Now she will serve prison time over the violent “outburst” at the Winn Army Community Hospital at Fort Stewart on June 27, 2022, according to prosecutors and court documents. The Army post is about a 40-mile drive southwest from Savannah.
That day, after the woman brought her child to the hospital for treatment, she began demanding that medical staff perform certain procedures on her daughter that could have been more dangerous, weren’t recommended and weren’t “part of the standard of care,” prosecutors said. The mother had no professional medical training, officials noted.

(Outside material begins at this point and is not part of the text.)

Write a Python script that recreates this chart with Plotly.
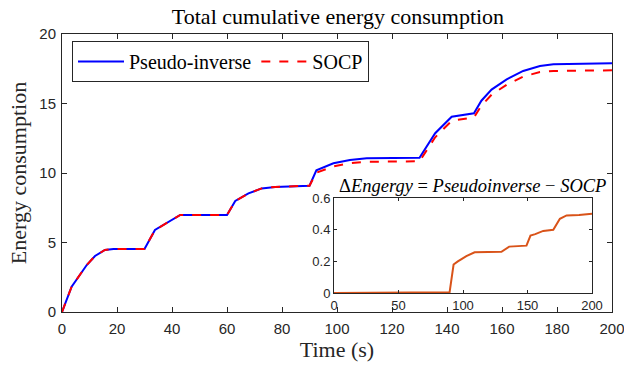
import plotly.graph_objects as go

# ---- data ----
time_s = [0, 3.5, 9, 12, 15.6, 18.7, 30, 33.8, 43, 60, 63, 67.8, 72.6, 77.5, 90,
          92.5, 98.7, 104.7, 110.8, 130, 135.7, 141.7, 149.8, 152.5, 156.2, 161.7,
          167.7, 173.8, 178.7, 185, 200]
pseudo_inverse = [0, 1.82, 3.38, 4.03, 4.46, 4.53, 4.53, 5.9, 6.98, 6.98, 7.99, 8.53,
                  8.89, 9.0, 9.09, 10.2, 10.7, 10.94, 11.06, 11.1, 12.86, 14.05, 14.3,
                  15.2, 16.0, 16.74, 17.34, 17.7, 17.82, 17.85, 17.89]
socp = [0, 1.82, 3.38, 4.03, 4.46, 4.53, 4.53, 5.9, 6.98, 6.98, 7.99, 8.53,
        8.89, 9.0, 9.09, 10.02, 10.48, 10.70, 10.805, 10.84, 12.57, 13.755, 14.0,
        14.84, 15.63, 16.35, 16.94, 17.26, 17.34, 17.36, 17.39]

inset_time = [0, 50, 85, 89.6, 92.7, 96, 102.6, 109, 129.8, 135.8, 149.2, 152.3,
              156, 162.2, 170, 175.1, 180.3, 190, 200]
delta_energy = [0, 0, 0.002, 0.004, 0.18, 0.2, 0.233, 0.257, 0.26, 0.293, 0.299,
                0.363, 0.372, 0.392, 0.399, 0.469, 0.49, 0.492, 0.50]

main_xticks = [0, 20, 40, 60, 80, 100, 120, 140, 160, 180, 200]
main_yticks = [0, 5, 10, 15, 20]
inset_xticks = [0, 50, 100, 150, 200]
inset_yticks = [0, 0.2, 0.4, 0.6]

AX = "#262626"
SANS = "Liberation Sans"
SERIF = "Liberation Serif"

# plot area in pixels: x 62..612, y 34..312
PL, PR, PT, PB = 62, 612, 34, 312
W, H = 624, 373


def px_x(p):
    return (p - PL) / (PR - PL)


def px_y(p):
    return (PB - p) / (PB - PT)


fig = go.Figure()
fig.add_trace(go.Scatter(x=time_s, y=pseudo_inverse, mode="lines", name="Pseudo-inverse",
                         line=dict(color="#0000FF", width=2)))
fig.add_trace(go.Scatter(x=time_s, y=socp, mode="lines", name="SOCP",
                         line=dict(color="#FF0000", width=2, dash="dash")))
fig.add_trace(go.Scatter(x=inset_time, y=delta_energy, mode="lines", showlegend=False,
                         line=dict(color="#D95319", width=2), xaxis="x2", yaxis="y2"))

axis_common = dict(showline=True, linecolor=AX, linewidth=1, mirror="ticks",
                   ticks="inside", tickcolor=AX, showgrid=False, zeroline=False,
                   automargin=False, ticklabeloverflow="allow")

ix0, ix1 = px_x(334), px_x(592)
iy0, iy1 = px_y(293), px_y(198)

fig.update_layout(
    width=W, height=H,
    margin=dict(l=PL, r=W - PR, t=PT, b=H - PB),
    paper_bgcolor="white", plot_bgcolor="white",
    title=dict(text="Total cumulative energy consumption", x=338 / W, xanchor="center",
               y=1 - 16 / H, yanchor="middle",
               font=dict(family=SERIF, size=22, color="black")),
    xaxis=dict(range=[0, 200], tickvals=main_xticks, ticklen=5, ticklabelstandoff=3,
               tickfont=dict(family=SANS, size=15, color=AX),
               title=dict(text="Time (s)", font=dict(family=SERIF, size=22, color=AX),
                          standoff=4),
               **axis_common),
    yaxis=dict(range=[0, 20], tickvals=main_yticks, ticklen=5, ticklabelstandoff=2,
               tickfont=dict(family=SANS, size=15, color=AX),
               title=dict(text="Energy consumption", font=dict(family=SERIF, size=22, color=AX),
                          standoff=6),
               **axis_common),
    xaxis2=dict(domain=[ix0, ix1], anchor="y2", range=[0, 200],
                tickvals=inset_xticks, ticklen=3,
                tickfont=dict(family=SANS, size=13, color=AX), **axis_common),
    yaxis2=dict(domain=[iy0, iy1], anchor="x2", range=[0, 0.6],
                tickvals=inset_yticks, ticklen=3,
                tickfont=dict(family=SANS, size=13, color=AX), **axis_common),
    legend=dict(orientation="h", x=px_x(72), y=px_y(41), xanchor="left", yanchor="top",
                bgcolor="white", bordercolor=AX, borderwidth=1,
                font=dict(family=SERIF, size=20, color="black"),
                tracegroupgap=0, itemwidth=46),
    shapes=[dict(type="rect", xref="paper", yref="paper", x0=ix0, x1=ix1,
                 y0=iy0, y1=iy1, fillcolor="white", line=dict(width=0), layer="below")],
    annotations=[dict(text="Δ<i>Engergy</i> = <i>Pseudoinverse</i> − <i>SOCP</i>",
                      xref="paper", yref="paper", x=px_x((337 + 608) / 2), y=px_y(186.5),
                      xanchor="center", yanchor="middle", showarrow=False,
                      font=dict(family=SERIF, size=18.5, color="black"))],
)

fig.write_html("out.html")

While staff continued to treat her daughter, the woman unhooked the child from hospital equipment and started to “forcibly” remove her from the facility, according to prosecutors.
As staff members tried to stop her, she pushed a pregnant nurse and pushed another nurse into a wall, prosecutors said.
She was “yelling at them and using profane language,” prosecutors said.
Military police responded and ultimately took the child out of the woman’s car, according to prosecutors, who said the girl was returned to the hospital for treatment.
The woman, 35, of Liberty County, has been sentenced to one year and four months in prison after she was convicted of obstructing and hindering emergency professionals and misdemeanor counts of simple battery and disorderly conduct, the U.S. Attorney’s Office for the Southern District of Georgia said in a Sept. 4 news release.
Her defense attorney, Katie A. Brewington, didn’t immediately respond to McClatchy News’ request for comment on Sept. 4. Brewington plans to appeal the woman’s sentence, according to a notice she filed Sept. 4.
McClatchy News is not identifying the woman to protect the identity of her child.
Ahead of sentencing, Brewington wrote in court documents that her client “(overreacted) in a time of panic and fear” and “believed that her daughter was in medical danger and not getting appropriate medical treatment.”
She said in a sentencing memorandum that a “collateral” consequence of her client’s conviction was that she lost her job as a paralegal with Morgan & Morgan when a jury found her guilty in the case in April.
“The behavior she displayed in the hospital during this incident is not the behavior she is known for throughout her community,” Brewington wrote.
As a result of the altercation, the woman is banned from the facility, prosecutors said.
She must report to a Bureau of Prisons facility by Sept. 23 to begin serving her sentence, according to officials.
“While family members and patients will occasionally disagree on standards of care in medical facilities, it is inexcusable to physically attack and disrupt the work of health care professionals,” U.S. Attorney Jill E. Steinberg said in a statement. “This sentence of incarceration makes clear that violent and abusive behavior will not be tolerated.”